Sometimes, the best photos are the ones imprinted on our minds. They capture more than just the images.
That thought was in my mind as I looked through my collection to select the photos for this week’s Weekly Photo Challenge. There’s an image related to water that I wish I had captured on film so I could share.
Some people can’t live without the mountains, I can’t live without water. I love looking at, playing in and being around it. But from time to time, I get so caught up in the everyday that I forget that I need water to wash away the rough edges, to balance and smooth me out. Sometimes, I even forget that I actually live on an island and am therefore surrounded by water.

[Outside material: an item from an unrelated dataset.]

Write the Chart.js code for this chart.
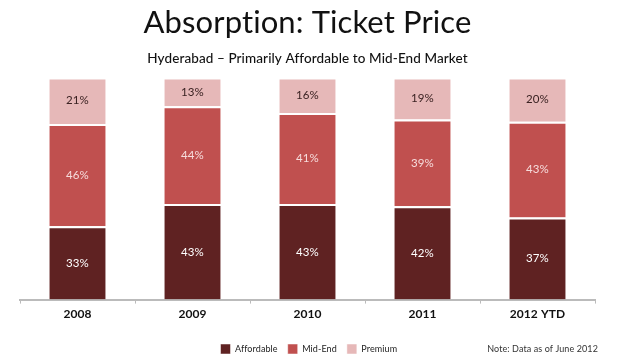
<!DOCTYPE html>
<html>
<head>
<meta charset="utf-8">
<script src="https://cdn.jsdelivr.net/npm/chart.js@4"></script>
<style>
  html, body { margin: 0; padding: 0; background: #fff; }
  #wrap { width: 620px; height: 364px; position: relative; }
</style>
</head>
<body>
<div id="wrap"><canvas id="chart"></canvas></div>
<script>
var years = ["2008", "2009", "2010", "2011", "2012 YTD"];
var affordable = [33, 43, 43, 42, 37];
var midEnd = [46, 44, 41, 39, 43];
var premium = [21, 13, 16, 19, 20];

var labelColors = ["#ffffff", "#f6dcdc", "#3a2222"];

// small letter spacing so "ti" is not drawn as a ligature
var spacing = {
    id: 'spacing',
    beforeDraw: function (chart) {
        chart.ctx.letterSpacing = "0.1px";
    }
};

// draws the % value in the middle of every segment
var segmentLabels = {
    id: 'segmentLabels',
    afterDatasetsDraw: function (chart) {
        var ctx = chart.ctx;
        ctx.save();
        ctx.font = "11.5px Lato";
        ctx.textAlign = "center";
        ctx.textBaseline = "middle";
        chart.data.datasets.forEach(function (ds, i) {
            var meta = chart.getDatasetMeta(i);
            meta.data.forEach(function (bar, j) {
                var p = bar.getProps(['x', 'y', 'base'], true);
                ctx.fillStyle = labelColors[i];
                ctx.fillText(ds.data[j] + "%", p.x, (p.y + p.base) / 2);
            });
        });
        ctx.restore();
    }
};

var note = {
    id: 'note',
    afterDraw: function (chart) {
        var ctx = chart.ctx;
        ctx.save();
        ctx.font = "9px Lato";
        ctx.fillStyle = "#333";
        ctx.textAlign = "right";
        ctx.textBaseline = "middle";
        ctx.fillText("Note: Data as of June 2012", 598, 349);
        ctx.restore();
    }
};

window.onload = function () {
    var ctx = document.getElementById('chart').getContext('2d');
    window.theChart = new Chart(ctx, {
        type: 'bar',
        data: {
            labels: years,
            datasets: [
                { label: "Affordable", data: affordable, backgroundColor: "#5f2222" },
                { label: "Mid-End", data: midEnd, backgroundColor: "#c0504f" },
                { label: "Premium", data: premium, backgroundColor: "#e6b8b8" }
            ]
        },
        options: {
            responsive: true,
            maintainAspectRatio: false,
            animation: false,
            datasets: {
                bar: {
                    categoryPercentage: 1,
                    barPercentage: 0.49,
                    borderColor: "#ffffff",
                    borderWidth: { top: 2, bottom: 0, left: 0, right: 0 },
                    borderSkipped: false
                }
            },
            layout: { padding: { left: 20, right: 25, top: 0, bottom: 0 } },
            plugins: {
                title: {
                    display: true,
                    text: "Absorption: Ticket Price",
                    color: "#111",
                    font: { family: "Lato", size: 31, weight: 'normal' },
                    padding: { top: 4, bottom: 9 }
                },
                subtitle: {
                    display: true,
                    text: "Hyderabad \u2013 Primarily Affordable to Mid-End Market",
                    color: "#111",
                    font: { family: "Lato", size: 13.5, weight: '500' },
                    padding: { top: 0, bottom: 11 }
                },
                legend: {
                    position: 'bottom',
                    labels: {
                        boxWidth: 10,
                        boxHeight: 10,
                        color: "#222",
                        font: { family: "Lato", size: 9 },
                        padding: 10
                    }
                },
                tooltip: { enabled: false }
            },
            scales: {
                x: {
                    stacked: true,
                    afterFit: function (axis) { axis.height += 10; },
                    grid: {
                        display: true,
                        drawOnChartArea: false,
                        drawTicks: true,
                        tickLength: 4,
                        offset: true,
                        color: "#bbbbbb"
                    },
                    border: { display: true, color: "#bbbbbb", width: 2 },
                    ticks: {
                        color: "#111",
                        font: { family: "Lato", size: 12, weight: 'bold' },
                        padding: 3
                    }
                },
                y: {
                    stacked: true,
                    display: false,
                    min: 0,
                    max: 100
                }
            }
        },
        plugins: [spacing, segmentLabels, note]
    });
};
</script>
</body>
</html>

I remember the day several years ago when I jumped into a cab in a mad rush to get to Penn Station. I was late and pressed the driver to hurry. I could feel the tension in my body when I settled into the back seat.
As the cab zoomed crosstown, I became so overwhelmed by the worry that I wouldn’t make the train that I was oblivious to everything around me. When the car turned onto the West Side Highway, something caused me to look up.
There it was. The Hudson River. I fell silent as I stared at the water, deep blue and sparkling under the mid-day sun. My worry fell away and a calm washed over me. I continued to stare even as we turned off the highway.
There would be another train, I thought.
More thoughts on the significance of water came to me as I sifted through my photos. I used to reject anything that came easily. Life was about struggle. Swimming upstream meant whatever was achieved was worth it. Then I realized how sweeter it is to be in alignment with one’s purpose and go with the flow.
I was looking out the window in the kitchen of my uncle’s house in Canada when the scene changed and I was standing on the beach in Jamaica that I used to go as a child. I was near a sea grape tree, looking towards the ocean. I could taste and smell the sea and raised my hand to shade my eyes from the sun dancing on the waves. Suddenly, I was back in the kitchen but overwhelmed by homesickness. I decided to go home and did the next morning.
I spent a beautiful week with the only grandfather I knew. He died a week to the day I arrived.
Me, a teenager, sneaking off to the river with friends when my mom said not to leave the house and almost getting carried away by the current. I stopped struggling and floated to the surface.
Going to Coney Island Beach one rainy Thanksgiving Day. Passing the changing area and stepping onto the sand to the sound of the waves as they crashed ashore, the birds calling to each other and feeling at peace. I cried that day on the beach, in the rain. For joy.